In a significant stride towards enhancing the performance of prefabricated structures, a team of researchers led by Jianxin Li from the School of Future Transportation at Guangzhou Maritime University has developed a novel composite wall material that combines the strengths of ultra-high-performance concrete (UHPC) and autoclaved lightweight concrete (ALC). This innovation, detailed in a recent study published in the journal ‘Buildings’ (translated to English), addresses key limitations of ALC, such as high water absorption and mechanical weaknesses, by reinforcing it with UHPC, known for its superior strength and durability.
The research team systematically explored the effects of shrinkage-reducing agents (SRA) and expansive agents (EA) on UHPC properties. Their findings revealed that increasing SRA content not only improved the fluidity of UHPC but also significantly reduced early autogenous shrinkage. Meanwhile, the optimal dosage of EA enhanced both mechanical properties and volume stability. To further bolster the bonding between UHPC and ALC, an interfacial agent was employed, resulting in a remarkable 675% increase in bonding strength compared to untreated samples.

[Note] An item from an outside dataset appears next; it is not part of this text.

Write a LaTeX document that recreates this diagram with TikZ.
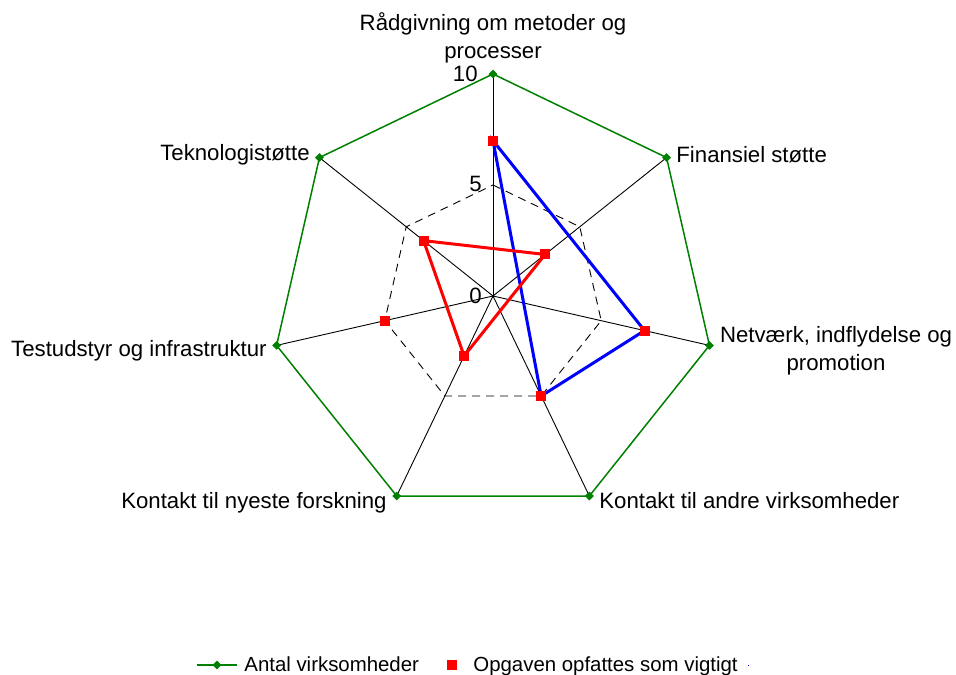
\documentclass[tikz,border=0pt]{standalone}
\usepackage{fontspec}
\setmainfont{Liberation Sans}
\usetikzlibrary{shapes.geometric}
\definecolor{xlgreen}{RGB}{0,128,0}
\definecolor{xlred}{RGB}{255,0,0}
\definecolor{xlblue}{RGB}{0,0,255}
\begin{document}
\begin{tikzpicture}[x=0.5pt,y=0.5pt,
  lab/.style={font=\fontsize{11.1}{14}\selectfont, inner sep=0pt, text height=8pt, text depth=2pt},
  leglab/.style={font=\fontsize{10.2}{12}\selectfont, inner sep=0pt, text height=7.4pt, text depth=1.8pt},
  mlab/.style={font=\fontsize{11.1}{14}\selectfont, inner sep=0pt, align=center},
  spoke/.style={black, line width=0.45pt},
  midring/.style={black, line width=0.45pt, dash pattern=on 4pt off 3pt},
  outer/.style={xlgreen, line width=0.75pt, line join=miter},
  gmark/.style={diamond, fill=xlgreen, inner sep=0pt, minimum size=4.6pt},
  rmark/.style={rectangle, fill=xlred, inner sep=0pt, minimum size=5pt},
  blueline/.style={xlblue, line width=1.5pt, line join=miter},
  redline/.style={xlred, line width=1.5pt, line join=miter}]
\useasboundingbox (0,0) rectangle (956,674);
\fill[white] (0,0) rectangle (956,674);

% centre and axis end points (value 10 and value 5)
\coordinate (c) at (493,378);
\foreach \k in {0,...,6} {
  \path (c) ++ ({90-\k*360/7}:222) coordinate (v\k);
  \path (c) ++ ({90-\k*360/7}:111) coordinate (h\k);
}
% second series values
\foreach \k/\v in {0/7,1/3,2/7,3/5,4/3,5/5,6/4} {
  \path (c) ++ ({90-\k*360/7}:{22.2*\v}) coordinate (r\k);
}

% spokes and dashed ring at 5
\foreach \k in {0,...,6} \draw[spoke] (c) -- (v\k);
\draw[midring] (h0) -- (h1) -- (h2) -- (h3) -- (h4) -- (h5) -- (h6) -- cycle;

% outer ring (Antal virksomheder)
\draw[outer] (v0) -- (v1) -- (v2) -- (v3) -- (v4) -- (v5) -- (v6) -- cycle;
\foreach \k in {0,...,6} \node[gmark] (gm\k) at (v\k) {};

% connecting lines
\draw[blueline] (r0) -- (r2) -- (r3) -- cycle;
\draw[redline] (r6) -- (r1) -- (r4) -- cycle;
\foreach \k in {0,...,6} \node[rmark] (rm\k) at (r\k) {};

% scale labels
\node[lab, anchor=east] (s10) at (478,598) {10};
\node[lab, anchor=east] (s5) at (482,488) {5};
\node[lab, anchor=east] (s0) at (482,376) {0};

% axis labels
\node[mlab] (a0) at (493,636) {Rådgivning om metoder og\\processer};
\node[lab, anchor=west] (a1) at (676,517) {Finansiel støtte};
\node[mlab] (a2) at (836,323) {Netværk, indflydelse og\\promotion};
\node[lab, anchor=west] (a3) at (599,172) {Kontakt til andre virksomheder};
\node[lab, anchor=east] (a4) at (387,172) {Kontakt til nyeste forskning};
\node[lab, anchor=east] (a5) at (267,323) {Testudstyr og infrastruktur};
\node[lab, anchor=east] (a6) at (310,519) {Teknologistøtte};

% legend
\coordinate (lg0) at (197,9);
\coordinate (lg1) at (237,9);
\draw[outer] (lg0) -- (lg1);
\node[gmark] (lgm) at (217,9) {};
\node[leglab, anchor=west] (lt1) at (244,8) {Antal virksomheder};
\node[rmark] (lrm) at (452,9) {};
\node[leglab, anchor=west] (lt2) at (473,8) {Opgaven opfattes som vigtigt};
\fill[xlblue] (747.5,8.5) rectangle (748.5,9.5);
\end{tikzpicture}
\end{document}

The composite material demonstrated impressive mechanical performance, with a compressive strength of 11.2 MPa and a flexural strength of 6.8 MPa. These values represent substantial improvements of 111.3% and 325%, respectively, over monolithic ALC. The material also exhibited ductile failure, and the experimental damage modes aligned well with finite element simulation results.

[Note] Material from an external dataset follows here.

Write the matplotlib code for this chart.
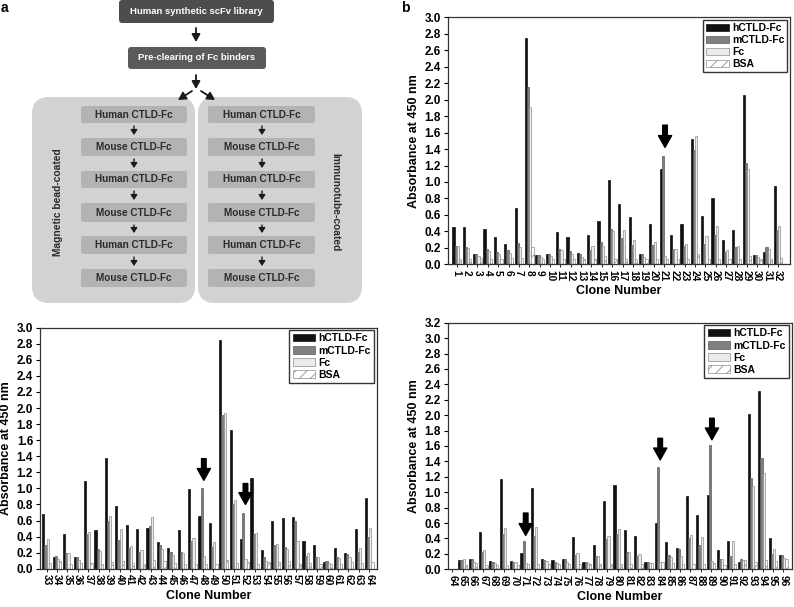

For maritime professionals, this research opens up exciting opportunities. The enhanced structural performance of the UHPC-ALC composite could be particularly beneficial in the construction of offshore platforms, coastal defenses, and maritime infrastructure, where durability and strength are paramount. The material’s lightweight nature could also contribute to more efficient and cost-effective construction processes.
“Our study offers guidance for optimizing UHPC-based composite wall materials via the multi-scale regulation of shrinkage behavior, interfacial properties, and structural design,” said lead author Jianxin Li. This innovation not only addresses current limitations but also paves the way for future advancements in maritime construction.
As the maritime industry continues to seek innovative solutions to enhance the durability and efficiency of its infrastructure, the UHPC-ALC composite material developed by Li and his team presents a promising avenue for exploration. The commercial impacts of this research could be far-reaching, offering new possibilities for the design and construction of maritime structures that are both robust and sustainable.